I'm investigating the different types of NoSQL database types and I'm trying to wrap my head around the data model of column-family stores, such as Bigtable, HBase and Cassandra.
First model
Some people describe a column family as a collection of rows, where each row contains columns [1], [2]. An example of this model (column families are uppercased):
{
"USER":
{
"codinghorror": { "name": "Jeff", "blog": "http://codinghorror.com/" },
"jonskeet": { "name": "Jon Skeet", "email": "[email protected]" }
},
"BOOKMARK":
{
"codinghorror":
{
"http://codinghorror.com/": "My awesome blog",
"http://unicorns.com/": "Weaponized ponies"
},
"jonskeet":
{
"http://msmvps.com/blogs/jon_skeet/": "Coding Blog",
"http://manning.com/skeet2/": "C# in Depth, Second Edition"
}
}
}
Second model
Other sites describe a column family as a group of related columns within a row [3], [4]. Data from the previous example, modeled in this fashion:
{
"codinghorror":
{
"USER": { "name": "Jeff", "blog": "http://codinghorror.com/" },
"BOOKMARK":
{
"http://codinghorror.com/": "My awesome blog",
"http://unicorns.com/": "Weaponized ponies"
}
},
"jonskeet":
{
"USER": { "name": "Jon Skeet", "email": "[email protected]" },
"BOOKMARK":
{
"http://msmvps.com/blogs/jon_skeet/": "Coding Blog",
"http://manning.com/skeet2/": "C# in Depth, Second Edition"
}
}
}
A possible rationale behind the first model is that not all column families have a relation like USER
and BOOKMARK
do. This implies that not all column families contain identical keys. Placing the column families at the outer level feels more natural from this point of view.

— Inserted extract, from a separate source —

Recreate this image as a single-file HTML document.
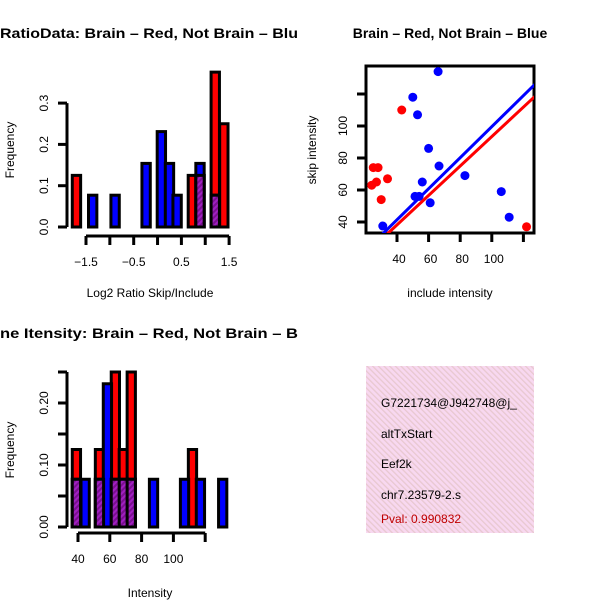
<!DOCTYPE html>
<html><head><meta charset="utf-8"><style>
body{margin:0;background:#fff}
svg{display:block;font-family:"Liberation Sans",sans-serif}
</style></head><body>
<svg id="c" width="600" height="600" xmlns="http://www.w3.org/2000/svg">
<defs>
<pattern id="hatch" width="4" height="4" patternUnits="userSpaceOnUse" patternTransform="rotate(45)">
<rect width="4" height="4" fill="#a020c0"/><rect width="2" height="4" fill="#7a1090"/></pattern>
<pattern id="pink" width="4" height="4" patternUnits="userSpaceOnUse" patternTransform="rotate(-45)">
<rect width="4" height="4" fill="#f8d8f0"/><rect width="1.3" height="4" fill="#e8c8d0"/></pattern>
<clipPath id="cl1"><rect x="0" y="0" width="300" height="300"/></clipPath>
<clipPath id="cl2"><rect x="366" y="66" width="168" height="167"/></clipPath>
<clipPath id="cl4"><rect x="366" y="366" width="168" height="167"/></clipPath>
</defs>
<text x="0" y="38" font-size="14" font-weight="bold" textLength="298" lengthAdjust="spacingAndGlyphs">RatioData: Brain – Red, Not Brain – Blu</text>
<text x="450" y="38" font-size="14" font-weight="bold" text-anchor="middle">Brain – Red, Not Brain – Blue</text>
<text x="0" y="338" font-size="14" font-weight="bold" textLength="298" lengthAdjust="spacingAndGlyphs">ne Itensity: Brain – Red, Not Brain – B</text>
<text x="150" y="297" font-size="12" text-anchor="middle">Log2 Ratio Skip/Include</text>
<text transform="translate(14,150) rotate(-90)" font-size="12" text-anchor="middle">Frequency</text>
<text x="450" y="297" font-size="12" text-anchor="middle">include intensity</text>
<text transform="translate(316,150) rotate(-90)" font-size="12" text-anchor="middle">skip intensity</text>
<text x="150" y="597" font-size="12" text-anchor="middle">Intensity</text>
<text transform="translate(14,450) rotate(-90)" font-size="12" text-anchor="middle">Frequency</text>
<g>
<rect x="366" y="366" width="168" height="167" fill="url(#pink)"/>
<g clip-path="url(#cl4)" font-size="12">
<text x="381" y="407">G7221734@J942748@j_</text>
<text x="381" y="438">altTxStart</text>
<text x="381" y="468">Eef2k</text>
<text x="381" y="499">chr7.23579-2.s</text>
<text x="381" y="523" fill="#c00000">Pval: 0.990832</text>
</g></g>
<g id="g1"></g><g id="g2"></g><g id="g3"></g>
</svg>
<script>
// Ratio histogram data
const ratioRedX=[-1.70,0.73,0.89,1.21,1.39];
const ratioRedY=[0.125,0.125,0.125,0.375,0.25];
const ratioBlueX=[-1.36,-0.89,-0.24,0.08,0.25,0.41,0.89,1.21];
const ratioBlueY=[0.077,0.077,0.154,0.231,0.154,0.077,0.154,0.077];
const ratioXTicks=[-1.5,-1,-0.5,0,0.5,1,1.5];
const ratioXLabels=["-1.5","-0.5","0.5","1.5"];
const ratioYTicks=[0,0.1,0.2,0.3];
// Scatter data
const brainInc=[43,25,28,27,24,34,30,122];
const brainSkip=[110,74,74,65,63,67,54,37];
const otherInc=[31,66,50,53,60,66.6,56,51.4,54,61,83,106,111];
const otherSkip=[37.5,134,118,107,86,75,65,56,56,52,69,59,43];
const fitBlue=[0.97,2.6], fitRed=[0.92,1.4];
const scXTicks=[40,60,80,100,120], scXLabels=[40,60,80,100];
const scYTicks=[40,60,80,100,120], scYLabels=[40,60,80,100];
// Intensity histogram data
const intRedX=[39,53.5,63.5,68.5,73.5,112];
const intRedY=[0.125,0.125,0.25,0.125,0.25,0.125];
const intBlueX=[39,44.5,53.5,58.5,63.5,68.5,73.5,87.5,107,117,131];
const intBlueY=[0.077,0.077,0.077,0.231,0.077,0.077,0.077,0.077,0.077,0.077,0.077];
const intXTicks=[40,60,80,100,120], intXLabels=[40,60,80,100];
const intYTicks=[0,0.05,0.1,0.15,0.2,0.25], intYLabels=["0.00","0.10","0.20"];

const NS="http://www.w3.org/2000/svg";
function mk(p,t,a){const e=document.createElementNS(NS,t);for(const k in a)e.setAttribute(k,a[k]);p.appendChild(e);return e;}
function fmt(v){return String(v).replace('-','\u2212');}

function hist(g,rx,ry,bx,by,sx,sy,w){
  const y0=sy(0);
  const bar=(x,h,fill,name)=>{const l=sx(x-w/2),r=sx(x+w/2);
    const e=mk(g,'rect',{x:l,y:sy(h),width:r-l,height:y0-sy(h),fill:fill,stroke:'#000','stroke-width':3});
    
    };
  rx.forEach((x,i)=>bar(x,ry[i],'#ff0000','bar-brain'));
  bx.forEach((x,i)=>bar(x,by[i],'#0000ff','bar-not-brain'));
  rx.forEach((x,i)=>{const j=bx.indexOf(x);if(j>=0)bar(x,Math.min(ry[i],by[j]),'url(#hatch)','bar-overlap');});
}
function yaxis(g,x,sy,ticks,labels,fmtf){
  mk(g,'line',{x1:x,x2:x,y1:sy(ticks[0]),y2:sy(ticks[ticks.length-1]),stroke:'#000','stroke-width':3});
  ticks.forEach(t=>mk(g,'line',{x1:x-9,x2:x,y1:sy(t),y2:sy(t),stroke:'#000','stroke-width':3}));
  labels.forEach(l=>{const v=parseFloat(l);const e=mk(g,'text',{transform:`translate(${x-19},${sy(v)}) rotate(-90)`,'font-size':12,'text-anchor':'middle'});e.textContent=fmtf?fmtf(l):l;
    
    });
}
function xaxis(g,y,sx,ticks,labels){
  mk(g,'line',{x1:sx(ticks[0]),x2:sx(ticks[ticks.length-1]),y1:y,y2:y,stroke:'#000','stroke-width':3});
  ticks.forEach(t=>mk(g,'line',{x1:sx(t),x2:sx(t),y1:y,y2:y+9,stroke:'#000','stroke-width':3}));
  labels.forEach(l=>{const e=mk(g,'text',{x:sx(parseFloat(l)),y:y+30,'font-size':12,'text-anchor':'middle'});e.textContent=fmt(l);
    
    });
}
// Panel 1
{const g=document.getElementById('g1');
 const sx=v=>86+(v+1.5)*47.7, sy=v=>227-v*413;
 hist(g,ratioRedX,ratioRedY,ratioBlueX,ratioBlueY,sx,sy,0.175);
 yaxis(g,67,sy,ratioYTicks,["0.0","0.1","0.2","0.3"]);
 xaxis(g,236,sx,ratioXTicks,ratioXLabels);}
// Panel 2
{const g=document.getElementById('g2');
 const sx=v=>397+(v-40)*1.58, sy=v=>222-(v-40)*1.6;
 mk(g,'rect',{x:366,y:66,width:168,height:167,fill:'none',stroke:'#000','stroke-width':3});
 const c=mk(g,'g',{'clip-path':'url(#cl2)'});
 brainInc.forEach((x,i)=>{const e=mk(c,'circle',{cx:sx(x),cy:sy(brainSkip[i]),r:4.5,fill:'#ff0000'});
   
   });
 otherInc.forEach((x,i)=>{const e=mk(c,'circle',{cx:sx(x),cy:sy(otherSkip[i]),r:4.5,fill:'#0000ff'});
   
   });
 [[fitBlue,'#0000ff','fit-line-not-brain'],[fitRed,'#ff0000','fit-line-brain']].forEach(([f,col,n])=>{
   const e=mk(c,'line',{x1:sx(10),y1:sy(f[0]*10+f[1]),x2:sx(140),y2:sy(f[0]*140+f[1]),stroke:col,'stroke-width':3});
   
   });
 scXTicks.forEach(t=>mk(g,'line',{x1:sx(t),x2:sx(t),y1:233,y2:242,stroke:'#000','stroke-width':3}));
 scXLabels.forEach(l=>{const e=mk(g,'text',{x:sx(l)+2,y:263,'font-size':12,'text-anchor':'middle'});e.textContent=l;
   
   });
 scYTicks.forEach(t=>mk(g,'line',{x1:357,x2:366,y1:sy(t),y2:sy(t),stroke:'#000','stroke-width':3}));
 scYLabels.forEach(l=>{const e=mk(g,'text',{transform:`translate(347,${sy(l)}) rotate(-90)`,'font-size':12,'text-anchor':'middle'});e.textContent=l;
   
   });}
// Panel 3
{const g=document.getElementById('g3');
 const sx=v=>78+(v-40)*1.59, sy=v=>527-v*620;
 hist(g,intRedX,intRedY,intBlueX,intBlueY,sx,sy,5.2);
 yaxis(g,67,sy,intYTicks,intYLabels);
 xaxis(g,533,sx,intXTicks,intXLabels);}
</script>
</body></html>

The name 'column family' implies a group of columns. This is exactly how column families are presented in the second model.
Both models are valid representations of the data. I realize that these representations are solely for communicating the data towards humans; applications don't 'think' of data in such a way.
Question
What is the 'standard' definition of a column family? Is it a collection of rows, or a group of related columns within a row?
I have to write a paper on the subject, so I'm also interested in how people usually explain the 'column family' concept to other people. Both of these models seem to contradict each other. I'd like to use the 'correct' or generally accepted model to describe column-family stores.
Update
I have settled with the second model for explaining the data model in my paper. I'm still interested in how you explain the data model of column-family stores to other people.